- Born: Carmen María Vega Correa 6 September 1955 (age 70) Ponce, Puerto Rico
- Genres: Bolero
- Occupations: Singer and comedian
- Years active: 1984–present
- Label: Disco Hit Productions

= Carmín Vega =

Puerto Rican singer

Carmín Vega (born 6 September 1955) is a Puerto Rican singer and comedian. She has been called "the woman with a thousand voices and a thousand faces".

==Early years==
Carmín Vega (birth name: Carmen María Vega Correa) was born in Mercedita, Puerto Rico, on 6 September 1955. From a very young age, Vega showed her ability for singing when, in 1965, she was chosen from among 400 other contestants in a program for amateur singers. As the first winner in the competition her prize was the recording of her first 45 LP titled La Marca de Un Beso.

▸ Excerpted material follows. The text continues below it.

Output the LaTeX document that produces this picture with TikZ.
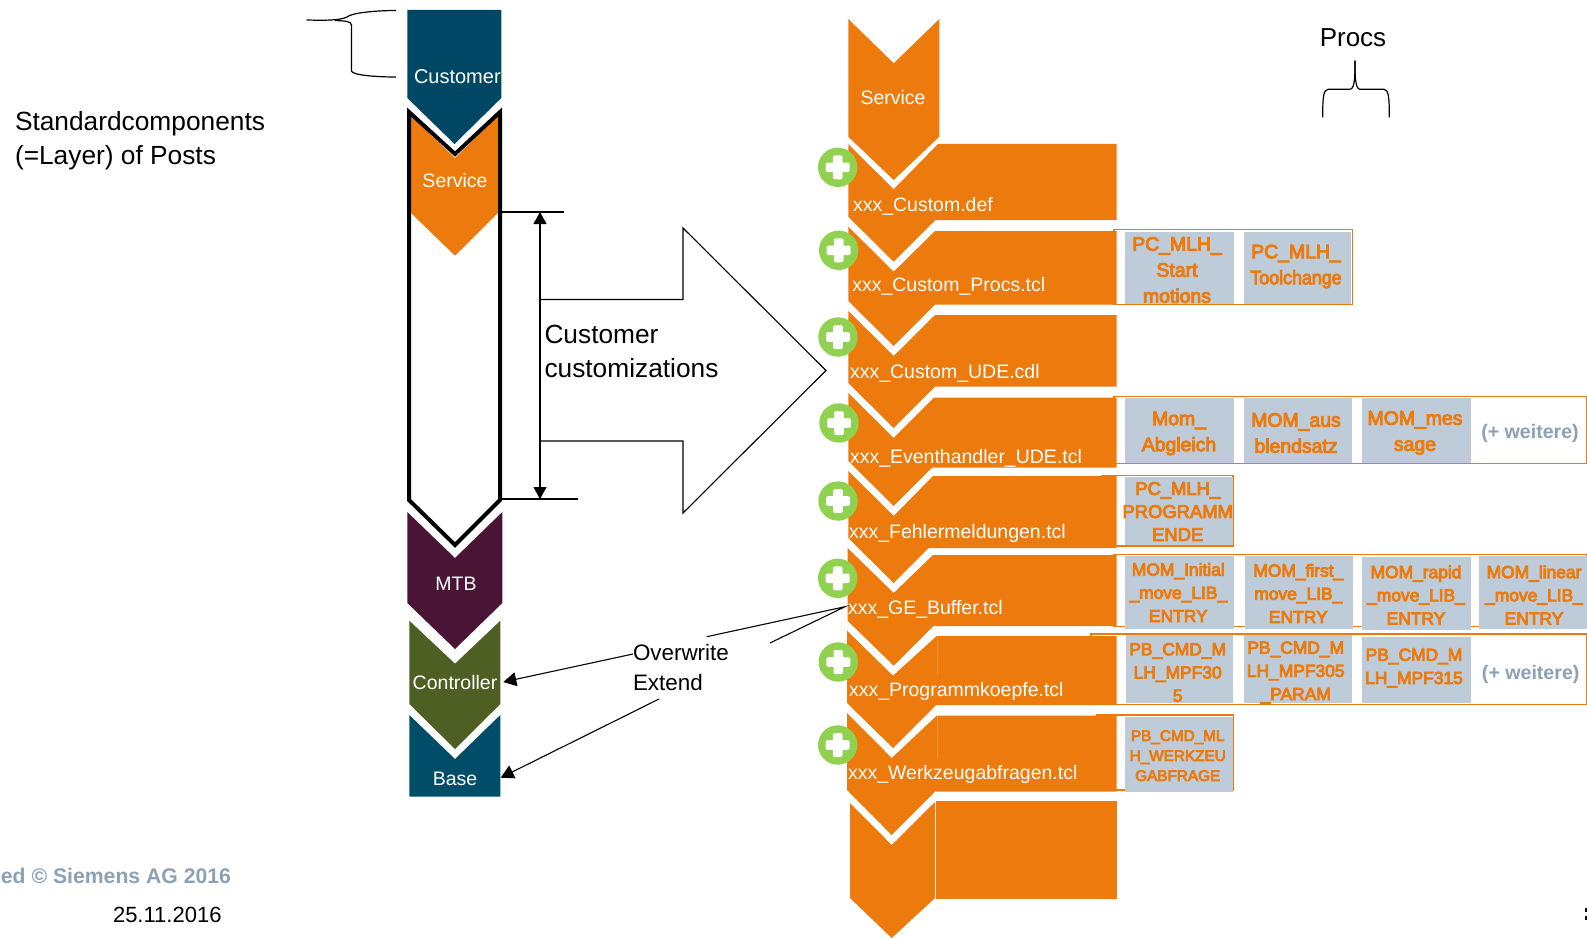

==Entry into show business==
As a young girl, Vega was part of shows by Sophy, Danny Rivera and Lucecita Benítez. She was also in the 1960s La nueva ola show, produced by Tommy Muñiz, and in Luis Vigoreaux Presenta, by the producer of the same name.

As her fame spread, Vega was contracted by Cervecería Corona working side-by-side with José Miguel Agrelot, Luis Antonio Rivera ("Yoyo Boing") and Shorty Castro for live shows around the Island.

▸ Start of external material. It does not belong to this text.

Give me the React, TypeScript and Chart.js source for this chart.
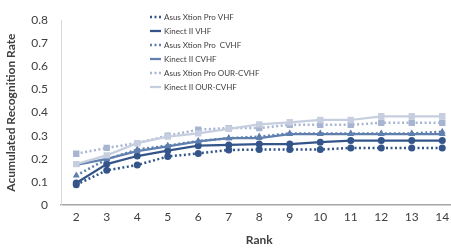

Vega married Mexican comedian Carlos Font, of Kiko y Karlo, and moved to Mexico City in the later part of the 1960s. She remained there for ten years working night clubs, and some TV shows, including Siempre en domingo with Raúl Velasco. The show won an award as the most outstanding foreign artists in 1968.

In the 1970s Vega returned to Puerto Rico working several TV shows including Noche de gala, El show de Chucho Avellanet, El show de Iris Chacón, Musicomedia, Una chica llamada Ivonne Coll, Su show favorito, Luis Vigoreaux presenta and Super show Goya.

In 1981 Vega, imitating the voices of Iris Chacón, Lucecita Benítez and Olga Guillot, worked as host of the radio show Con Carmín en el tapón aired though WAPA Radio in 1986.

She presented live solo shows in the Dominican Republic, in addition to shows with Freddy Veras Goyco, and others. She recorded with Trío Los Andinos. In New York she acted accompanied by Felipe "La Voz" Rodríguez at the Teatro Puerto Rico and Teatro Comodore.

In the 2000s Vega participated as a guest on Sábado Gigante, Cristina and Despierta América in Miami. In 2003 Vega presented a musical marathon at the Caguas, Puerto Rico, Centro de Bellas Artes Angel O. Berríos.

In 2003 she was featured with Trio Los Andinos in the album "Los Andinos: Homenaje a Rafael Hernandez, con Carmín Vega", which appeared under the label Disco Hit Productions (Santurce, Puerto Rico). In 2000, she launched "Carmin Vega...Para que tu la Oigas", a Latin pop CD album, under the independent label CVC Records.